I got some cool stuff for Fathers Day this past weekend, including an awesome pressure washer, a bobble head for my favorite football team (the Minnesota Vikings), and some great CD’s of classic rock music.
I uploaded all 4 discs of the “Essential Bruce Springsteen” collection to my iPod before doing the same with Creedence Clearwater Revival’s best-selling album of greatest hits. All this new/old music provided a nice soundtrack for my morning run on Sunday.
Music + Lyrics: Regular readers of theBigRocks know I love music of all genres and enjoy the subtle art expressed within the lyrics of songs even more.
Often as I jog, I pay special attention to the meaning of the lyrics in a way that isn’t easy to do in other settings. I really like to focus on any insights the artist’s words may contain for us as Change Agents. OK, I’ll admit that might sound weird to some folks, but it’s what I do… :o)
Two lyrics within this weekend’s playlist caught my ear because of the divergent messages they send about the way people choose to approach change. I’ll address one song today and another in my next post.
Listen Up: The first example is found within the relatable lyrics of Bruce Springsteen’s “Glory Days”:
“I had a friend was a big baseball player back in high school.
He could throw that speedball by you.
Make you look like a fool, boy.
Saw him the other night at this roadside bar.
I was walking in, he was walking out.
We went back inside sat down had a few drinks,
but all he kept talking about was Glory days.

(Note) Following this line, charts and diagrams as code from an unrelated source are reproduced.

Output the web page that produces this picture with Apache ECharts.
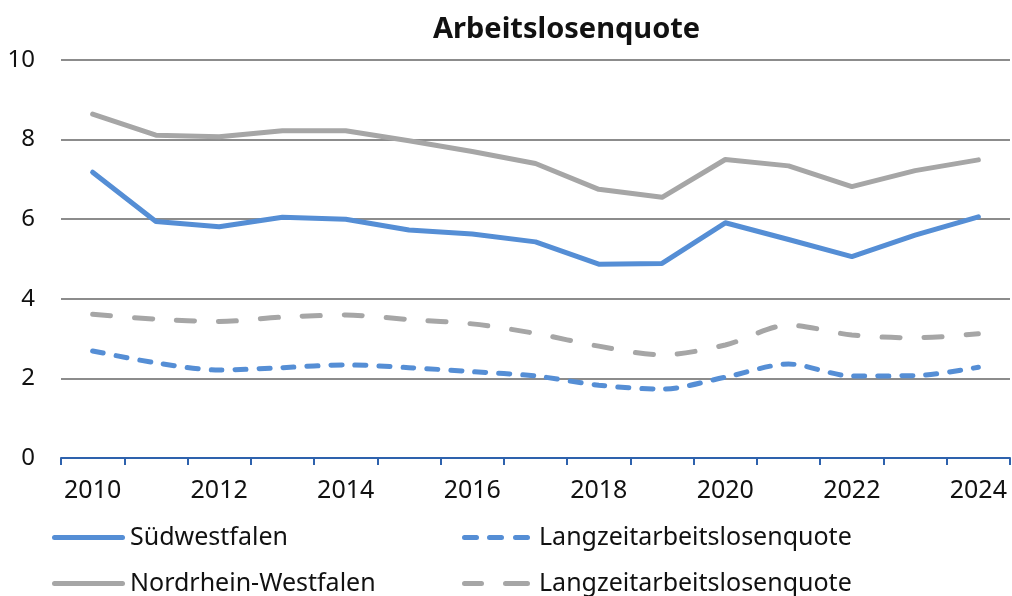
<!DOCTYPE html>
<html><head><meta charset="utf-8">
<script src="https://cdn.jsdelivr.net/npm/echarts@6/dist/echarts.min.js"></script>
<style>html,body{margin:0;padding:0;background:#fff}#c{width:1012px;height:596px}</style>
</head><body><div id="c"></div>
<script>
const years = ['2010','2011','2012','2013','2014','2015','2016','2017','2018','2019','2020','2021','2022','2023','2024'];
const swf = [7.18,5.94,5.81,6.05,6.00,5.73,5.63,5.43,4.87,4.89,5.91,5.49,5.06,5.60,6.06];
const nrw = [8.64,8.11,8.07,8.22,8.22,7.97,7.70,7.40,6.75,6.55,7.50,7.34,6.82,7.22,7.49];
const swfLang = [2.69,2.39,2.21,2.27,2.34,2.27,2.17,2.06,1.83,1.73,2.03,2.36,2.06,2.07,2.28];
const nrwLang = [3.61,3.49,3.43,3.54,3.59,3.48,3.37,3.13,2.81,2.59,2.84,3.34,3.09,3.02,3.12];
const yTicks = {min:0, max:10, interval:2};
const labels = {
  swf:'Südwestfalen', swfL:'Langzeitarbeitslosenquote',
  nrw:'Nordrhein-Westfalen', nrwL:'Langzeitarbeitslosenquote'
};
const FONT = '"Noto Sans", "Open Sans", sans-serif';
const BLUE = '#558ed5', GRAY = '#a6a6a6';
function dash(x0, x1){
  const a = x0 + 2.5, b = x1 - 2.5;
  return `M${a},0 H${b} A2.5,2.5 0 0 1 ${b},5 H${a} A2.5,2.5 0 0 1 ${a},0 Z `;
}
const ICON_SOLID = 'path://' + dash(0, 73);
const ICON_BLUE_DASH = 'path://' + dash(0,17) + dash(25,42) + dash(51,68);
const ICON_GRAY_DASH = 'path://' + dash(0,22) + dash(41,68);
const chart = echarts.init(document.getElementById('c'), null, {renderer:'canvas'});
function leg(key, icon, w, left, top, pad){
  return {data:[{name:key, icon:icon}], left:left, top:top, itemWidth:w, itemHeight:5, itemGap:0,
    formatter: n => labels[n], selectedMode:false,
    textStyle:{fontFamily:FONT, fontSize:25, color:'#111', padding:[0,0,0,pad]}};
}
chart.setOption({
  animation:false,
  title:{text:'Arbeitslosenquote', left:428, top:10, textStyle:{fontFamily:FONT, fontWeight:'bold', fontSize:29, color:'#111'}},
  legend:[leg('swf',ICON_SOLID,73,47,520,0), leg('swfL',ICON_BLUE_DASH,68,457,520,4),
          leg('nrw',ICON_SOLID,73,47,566,0), leg('nrwL',ICON_GRAY_DASH,68,457,566,4)],
  grid:{left:61, right:2, top:60, bottom:138},
  xAxis:{type:'category', data:years, boundaryGap:true,
    axisLine:{lineStyle:{color:'#2e62ad', width:2}},
    axisTick:{show:true, interval:0, length:7, lineStyle:{color:'#2e62ad', width:2}},
    axisLabel:{interval:1, margin:20, fontFamily:FONT, fontSize:25, color:'#111'},
    splitLine:{show:false}},
  yAxis:{type:'value', min:yTicks.min, max:yTicks.max, interval:yTicks.interval,
    axisLine:{show:false}, axisTick:{show:false},
    axisLabel:{margin:26, fontFamily:FONT, fontSize:24, color:'#111'},
    splitLine:{lineStyle:{color:'#8c8c8c', width:2}}},
  series:[
    {name:'swf', type:'line', data:swf, showSymbol:false, symbol:'none',
      lineStyle:{color:BLUE, width:5, cap:'round', join:'round'}, itemStyle:{color:BLUE}},
    {name:'swfL', type:'line', data:swfLang, showSymbol:false, symbol:'none', smooth:0.3,
      lineStyle:{color:BLUE, width:5, type:[11,13], cap:'round'}, itemStyle:{color:BLUE}},
    {name:'nrw', type:'line', data:nrw, showSymbol:false, symbol:'none',
      lineStyle:{color:GRAY, width:5, cap:'round', join:'round'}, itemStyle:{color:GRAY}},
    {name:'nrwL', type:'line', data:nrwLang, showSymbol:false, symbol:'none', smooth:0.3,
      lineStyle:{color:GRAY, width:5, type:[18,24], cap:'round'}, itemStyle:{color:GRAY}}
  ]
});
</script></body></html>
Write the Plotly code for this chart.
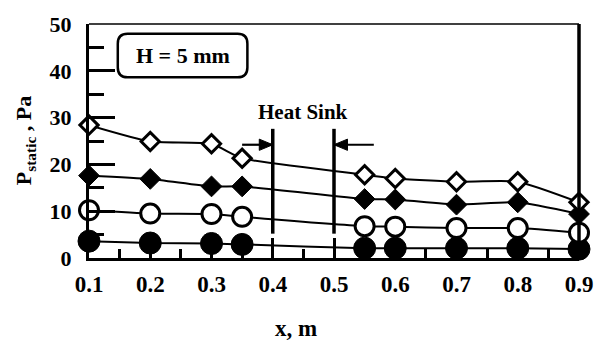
import plotly.graph_objects as go

# ---- data ----
x_pos = [0.1, 0.2, 0.3, 0.35, 0.55, 0.6, 0.7, 0.8, 0.9]
open_diamond = [28.4, 24.9, 24.4, 21.3, 17.8, 17.0, 16.3, 16.3, 11.9]
filled_diamond = [17.6, 16.9, 15.3, 15.3, 12.6, 12.5, 11.4, 11.9, 9.4]
open_circle = [10.2, 9.5, 9.4, 8.8, 6.8, 6.7, 6.4, 6.4, 5.4]
filled_circle = [3.6, 3.2, 3.1, 2.9, 2.1, 2.1, 2.1, 2.1, 1.9]

x_ticks = [0.1, 0.2, 0.3, 0.4, 0.5, 0.6, 0.7, 0.8, 0.9]
x_tick_text = ["0.1", "0.2", "0.3", "0.4", "0.5", "0.6", "0.7", "0.8", "0.9"]
y_ticks = [0, 10, 20, 30, 40, 50]
y_tick_text = ["0", "10", "20", "30", "40", "50"]

heat_sink_start = 0.4
heat_sink_end = 0.5
arrow_level = 24.2
arrow_tail_left = 0.35
arrow_tail_right = 0.565

FONT = "Liberation Serif"

fig = go.Figure()

series = [
    (filled_circle, dict(symbol="circle", size=22, color="black", line=dict(color="black", width=1))),
    (open_circle, dict(symbol="circle", size=19, color="white", line=dict(color="black", width=3))),
    (filled_diamond, dict(symbol="diamond", size=16, color="black", line=dict(color="black", width=1))),
    (open_diamond, dict(symbol="diamond", size=14, color="white", line=dict(color="black", width=3))),
]
for vals, mk in series:
    fig.add_trace(go.Scatter(
        x=x_pos, y=vals, mode="lines+markers",
        line=dict(color="black", width=2, shape="spline", smoothing=0.5),
        marker=mk, cliponaxis=False, showlegend=False,
    ))

# heat sink boundary lines
for xv in [heat_sink_start, heat_sink_end]:
    fig.add_shape(type="line", xref="x", yref="y", x0=xv, x1=xv, y0=5.2, y1=27.6,
                  line=dict(color="black", width=3.5))

# arrows (shaft + filled head)
hl, hh = 0.022, 1.2
for tail, tip, d in [(arrow_tail_left, heat_sink_start, 1), (arrow_tail_right, heat_sink_end, -1)]:
    fig.add_shape(type="line", xref="x", yref="y", x0=tail, x1=tip, y0=arrow_level, y1=arrow_level,
                  line=dict(color="black", width=2.2))
    base = tip - d * hl
    fig.add_shape(type="path", xref="x", yref="y",
                  path=f"M {tip},{arrow_level} L {base},{arrow_level+hh} L {base},{arrow_level-hh} Z",
                  fillcolor="black", line=dict(color="black", width=1))

fig.add_annotation(x=0.45, y=31.1, xref="x", yref="y", text="<b>Heat Sink</b>",
                   showarrow=False, font=dict(family=FONT, size=21, color="black"))

# H = 5 mm rounded box
x0, x1, y0, y1 = 0.147, 0.3586, 38.6, 47.9
rx, ry = 0.016, 2.1
path = (f"M {x0+rx},{y1} L {x1-rx},{y1} Q {x1},{y1} {x1},{y1-ry} "
        f"L {x1},{y0+ry} Q {x1},{y0} {x1-rx},{y0} L {x0+rx},{y0} "
        f"Q {x0},{y0} {x0},{y0+ry} L {x0},{y1-ry} Q {x0},{y1} {x0+rx},{y1} Z")
fig.add_shape(type="path", path=path, xref="x", yref="y", line=dict(color="black", width=2.5))
fig.add_annotation(x=(x0 + x1) / 2, y=(y0 + y1) / 2, xref="x", yref="y",
                   text="<b>H = 5 mm</b>", showarrow=False,
                   font=dict(family=FONT, size=22, color="black"))

# axis titles
fig.add_annotation(x=(297 - 89) / 492, y=-(331 - 258) / 241, xref="paper", yref="paper",
                   text="<b>x, m</b>", showarrow=False, xanchor="center", yanchor="middle",
                   font=dict(family=FONT, size=23, color="black"))
fig.add_annotation(x=(25 - 89) / 492, y=0.5, xref="paper", yref="paper",
                   text="<b>P<sub>static</sub> , Pa</b>", showarrow=False, textangle=-90,
                   xanchor="center", yanchor="middle",
                   font=dict(family=FONT, size=22, color="black"))

# top and right frame
fig.add_shape(type="line", xref="paper", yref="paper", x0=0, x1=1, y0=1, y1=1,
              line=dict(color="black", width=1.5))
fig.add_shape(type="line", xref="paper", yref="paper", x0=1, x1=1, y0=0, y1=1,
              line=dict(color="black", width=3.5))

fig.update_layout(
    width=605, height=347,
    margin=dict(l=89, r=24, t=17, b=89),
    plot_bgcolor="white", paper_bgcolor="white",
    font=dict(family=FONT, color="black"),
    xaxis=dict(range=[0.1, 0.9], showgrid=False, zeroline=False,
               showline=True, linecolor="black", linewidth=3,
               tickvals=x_ticks, ticktext=x_tick_text,
               ticks="inside", ticklen=20, tickwidth=3, tickcolor="black",
               minor=dict(ticks="inside", dtick=0.05, tick0=0.05, ticklen=9, tickwidth=3, tickcolor="black"),
               tickfont=dict(family=FONT, size=23, color="black", weight="bold"),
               ticklabelstandoff=3),
    yaxis=dict(range=[0, 50], showgrid=False, zeroline=False,
               showline=True, linecolor="black", linewidth=3,
               tickvals=y_ticks, ticktext=y_tick_text,
               ticks="inside", ticklen=26, tickwidth=3, tickcolor="black",
               minor=dict(ticks="inside", dtick=5, tick0=0, ticklen=15, tickwidth=3, tickcolor="black"),
               tickfont=dict(family=FONT, size=22, color="black", weight="bold"),
               ticklabelstandoff=10),
)

fig.write_html("out.html")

Well they’ll pass you by…”
A Familiar Story: I love the visual that The Boss paints of two old friends bumping into each other outside a bar and reminiscing about old times. His buddy goes on and on about the “glory days” when he could pump that baseball over the plate so fast that no one could hit it.
“I hope when I get older, I don’t sit around thinking about it. But I probably will…
…Time slips away. Leaves you with nothing Mister but boring stories of glory days…
I noticed something within this clip that Change Agents should keep in mind when helping others through the process of adoption.
Change Agent Tip #64:
Recognize the value and limitations of looking back even as we help people look forward.
The Benefits of Looking Back: Knowing the past is critical to understanding the future. Most of us would agree that changes make more sense to us once we’re able to place then in context. It helps to know how the change “fits in” with our past and current world.
That’s why it’s so important for organizations to keep track of their own history and understand how a new change fits into it. When faced with change, unasked questions might pop into people’s minds like:
- Does this change represent a shift away from our previous strategies or are we “doubling down” on our familiar approach?
- How will the change impact our culture?
- Will this impact our team’s day-to-day priorities?
- Should this stuff make sense to me right away or are you asking me to think completely differently?
- …and so forth
Crack Out the Marshmallows: Some corporate culture experts stress the importance of maintaining the “campfire stories” of your organization to remind people of the basic pillars within your team’s culture. When we introduce a change, they suggest we express that change as being something different from the norm or a reinforcement of the stories people are already acquainted with.
In this process, the campfire stories provide the point of reference or “anchor” for comparison. In Springsteen’s story, his reminiscing is harmless. In our real life stories of change adoption, campfire stories and cultural anchors can be helpful or not so helpful.
It’s Hard to Beat the “Good Old Days”: It can be risky to assume the good old days were all positive. Another even more practical reason to take a look back before looking forward is to make sure you’re ready to address concerns people may have based on their legitimate past experience with change. Whether their individual or collective experience was good or bad, past changes may have made impressions that your change now has to account for.
For example, without context it would be hard to answer stakeholder questions like:
“Didn’t we try something like this before? I think that change failed…”
“I’ve been here a while and this new idea doesn’t seem to fit our company’s culture at all…”
Step Into That Pitch: Don’t wait for your stakeholders to “fill in the blanks” on questions like these. Take this risk on by brainstorming what forms of resistance you might get to your change based on past history.
Don’t be afraid to ask around the organization to find out what past change initiatives worked out well and what lessons can be learned from the changes that didn’t go so well.
Find out what critical success factors your change has in common with past successful and unsuccessful changes. Build your answers to potential stakeholder questions by considering lasting impressions of past changes and the facts of your new change.
A Final Word: There’s nothing wrong with looking back on our glory days. In fact, it’s important to use past success stories as a positive reference point for future changes. But I’d encourage you to also recognize the limits of “campfire stories” and use a few simple techniques like the ones I’ve described here to avoid repeating past mistakes.
In my next post, I’ll tackle a change-related classic from CCR…
Questions for Chatter:
- Have you been part of an organization the “lived in the past” so much that it crippled their ability to make changes?
- What can go wrong if Change Agents jump into implementing change without considering past lessons learned?